Esse artifício possibilitou um aprofundamento da personalidade do protagonista e suas contradições nos dois tempos do romance, passado e presente, que convivem lado a lado. Em um tempo, são narradas a infância e a adolescência; no outro, a maturidade solitária já em outro país. Os personagens não são nominados em sua maioria, inclusive membros da família do protagonista.

A obra não cai na armadilha do “eu era feliz e não sabia” e nem o personagem se fia na saudade da aurora de sua vida. Sua infância foi vivida em uma linha social abaixo da classe média, próxima da miséria, entre o ateísmo do pai, imigrante da Letônia cheio de iniciativa, e a religiosidade da mãe, brasileira, e das tias, que também traziam o misticismo suburbano para casa. Adolescente, foi aluno brilhante que não se interessava em tirar boas notas. Anotou o horror social da miséria urbana disfarçada apontando os cadáveres que flutuam diariamente no rio. Desde seu lar, vê a repressão sexual ceder lugar para o bordel instaurado em casa. Exilado e gelado, comenta suas memórias convertidas nas imagens que pinta – reflexos da amargura –, tristezas e a ausência da dignidade similar ao calor do subdesenvolvimento tropical, sem solução.
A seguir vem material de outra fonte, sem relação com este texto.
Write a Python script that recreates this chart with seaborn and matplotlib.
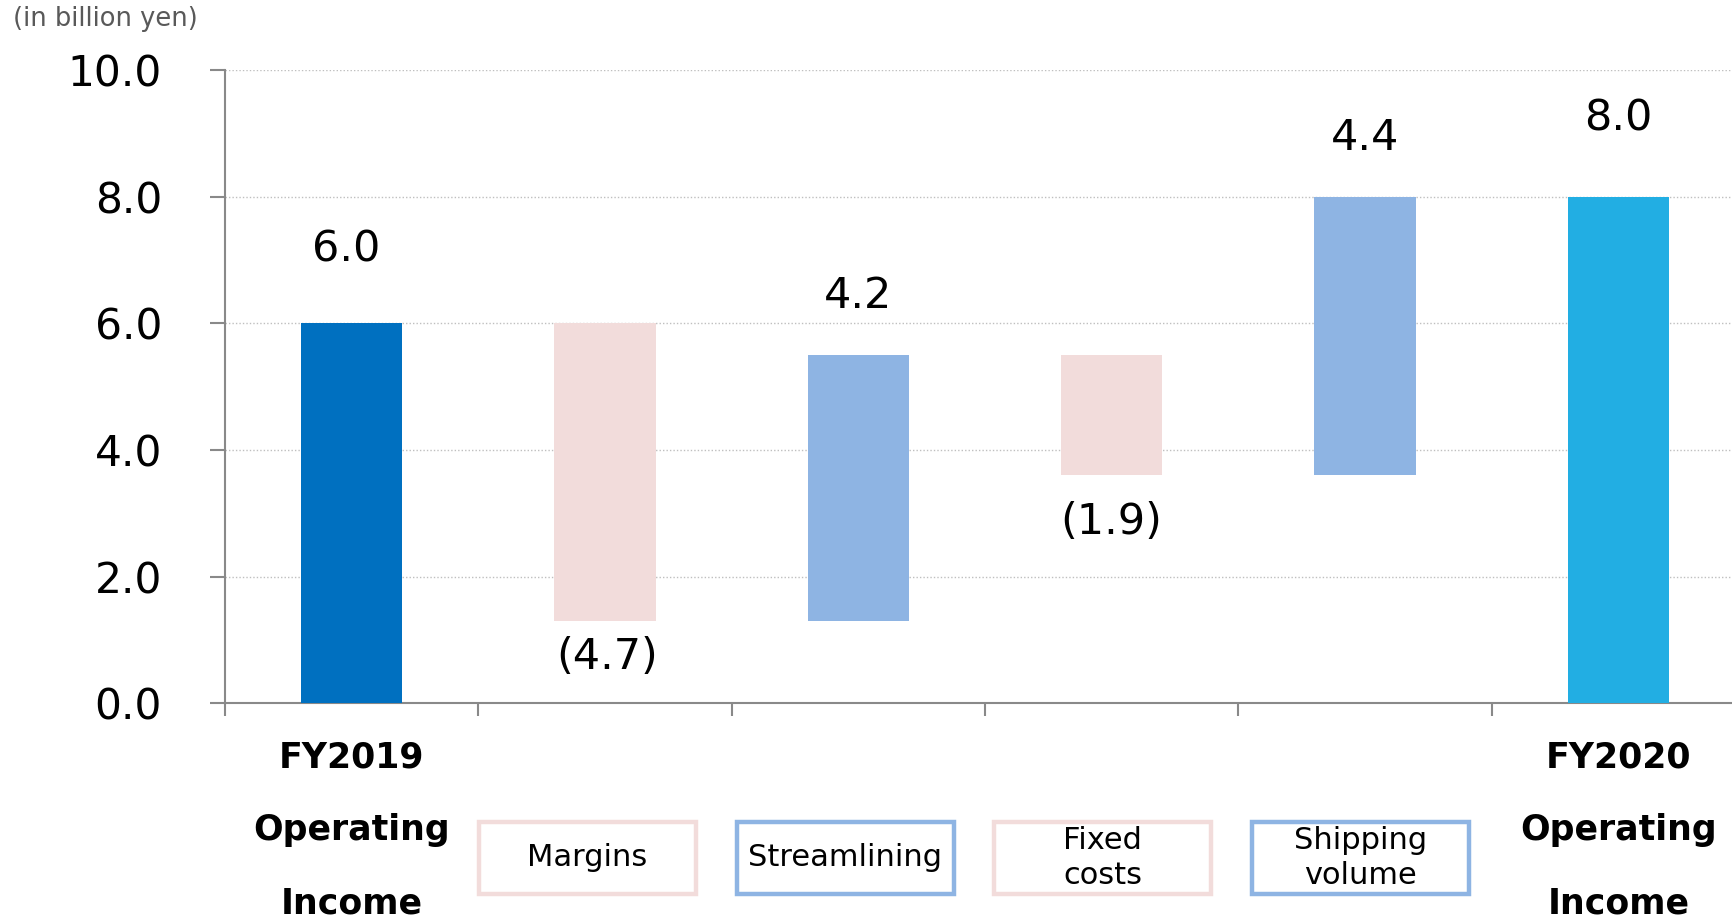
import numpy as np
import pandas as pd
import matplotlib
matplotlib.use("Agg")
import matplotlib.pyplot as plt
from matplotlib.patches import Rectangle
from matplotlib.transforms import blended_transform_factory
import seaborn as sns

# ---------------- data ----------------
categories = ["FY2019 Operating Income", "Margins", "Streamlining",
              "Fixed costs", "Shipping volume", "FY2020 Operating Income"]
values = [6.0, -4.7, 4.2, -1.9, 4.4, 8.0]
is_total = [True, False, False, False, False, True]
bar_colors = ["#0070C0", "#F2DCDB", "#8EB4E3", "#F2DCDB", "#8EB4E3", "#22AEE3"]
total_labels = {0: ["FY2019", "Operating", "Income"],
                5: ["FY2020", "Operating", "Income"]}
box_labels = ["Margins", "Streamlining", "Fixed\ncosts", "Shipping\nvolume"]
box_colors = ["#F2DCDB", "#8EB4E3", "#F2DCDB", "#8EB4E3"]
y_ticks = [0.0, 2.0, 4.0, 6.0, 8.0, 10.0]
unit_label = "(in billion yen)"

# waterfall geometry derived from values
lows, lengths = [], []
running = 0.0
for v, tot in zip(values, is_total):
    if tot:
        lows.append(0.0)
        lengths.append(v)
        running = v
    else:
        new = running + v
        lows.append(min(running, new))
        lengths.append(abs(v))
        running = new
highs = [l + h for l, h in zip(lows, lengths)]
df = pd.DataFrame({"category": categories, "length": lengths, "low": lows})

# ---------------- figure ----------------
W, H = 1733, 919
sns.set_theme(style="white")
plt.rcParams["font.family"] = ["DejaVu Sans"]
fig = plt.figure(figsize=(W / 100, H / 100), dpi=100)
ax = fig.add_axes([225 / W, (H - 703.3) / H, 1520 / W, 633.3 / H])

sns.barplot(data=df, x="category", y="length", bottom=df["low"].values,
            color=bar_colors[0], width=0.4, ax=ax, zorder=3)
for patch, c in zip(ax.patches, bar_colors):
    patch.set_facecolor(c)
    patch.set_edgecolor(c)
    patch.set_linewidth(0)

ax.set_xlim(-0.5, 5.5)
ax.set_ylim(0, 10)
ax.set_xlabel("")
ax.set_ylabel("")

# axes styling
axis_grey = "#898989"
for s in ["top", "right"]:
    ax.spines[s].set_visible(False)
for s in ["left", "bottom"]:
    ax.spines[s].set_color(axis_grey)
    ax.spines[s].set_linewidth(1.5)
ax.set_yticks(y_ticks)
ax.set_yticklabels([f"{t:.1f}" for t in y_ticks])
ax.set_xticks(np.arange(-0.5, 5.0, 1.0))
ax.set_xticklabels([])
ax.tick_params(axis="y", length=10.8, width=1.5, color=axis_grey,
               labelsize=30.5, pad=34.5, labelcolor="black", left=True)
ax.tick_params(axis="x", length=9, width=1.5, color=axis_grey, bottom=True)
ax.yaxis.grid(True, linestyle=(0, (1, 1.5)), color="#BFBFBF", linewidth=1.0)
ax.xaxis.grid(False)
ax.set_axisbelow(True)

# value labels
label_offsets = [1.17, 0.57, 0.93, 0.73, 0.92, 1.24]
label_dx = [-0.02, 0.01, 0.0, 0.0, 0.0, 0.0]
for i, v in enumerate(values):
    txt = f"{v:.1f}" if v >= 0 else f"({abs(v):.1f})"
    if v >= 0:
        y = highs[i] + label_offsets[i]
    else:
        y = lows[i] - label_offsets[i]
    ax.text(i + label_dx[i], y, txt, ha="center", va="center", fontsize=31,
            color="black")

# category labels: totals in bold
trans = blended_transform_factory(ax.transData, fig.transFigure)
line_y_px = [757, 830, 903]
for i, lines in total_labels.items():
    for line, ypx in zip(lines, line_y_px):
        ax.text(i, 1 - ypx / H, line, transform=trans, ha="center", va="center",
                fontsize=25, fontweight="bold", color="black", clip_on=False)

# boxed labels for the changes
box_left0, box_step, box_w = 479, 257.6, 217
box_top, box_h = 822, 72
for k, (lab, col) in enumerate(zip(box_labels, box_colors)):
    x0 = box_left0 + k * box_step
    rect = Rectangle((x0 / W, 1 - (box_top + box_h) / H), box_w / W, box_h / H,
                     transform=fig.transFigure, facecolor="white", edgecolor=col,
                     linewidth=3.2, joinstyle="miter", zorder=2)
    fig.patches.append(rect)
    fig.text((x0 + box_w / 2) / W, 1 - (box_top + box_h / 2) / H, lab,
             ha="center", va="center", fontsize=22, color="black",
             linespacing=1.3, zorder=3)

# unit label
fig.text(13 / W, 1 - 19 / H, unit_label, ha="left", va="center",
         fontsize=18.5, color="#595959")

fig.savefig("out.png", dpi=100)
O fato de Kokis ser estrangeiro, em todos os sentidos, pesou na obra. O Brasil, particularmente o Rio, centro e subúrbios, seus antigos carnavais, as viagens pelo interior, o convívio com prostitutas, são idealizados pelo autor. Destacado de seu meio, ele pode modificar seus pontos de vista e suas perspectivas de realidade, usando as contradições do personagem nos dois tempos para fantasiar uma realidade que mistura símbolos e ilusões pessoais.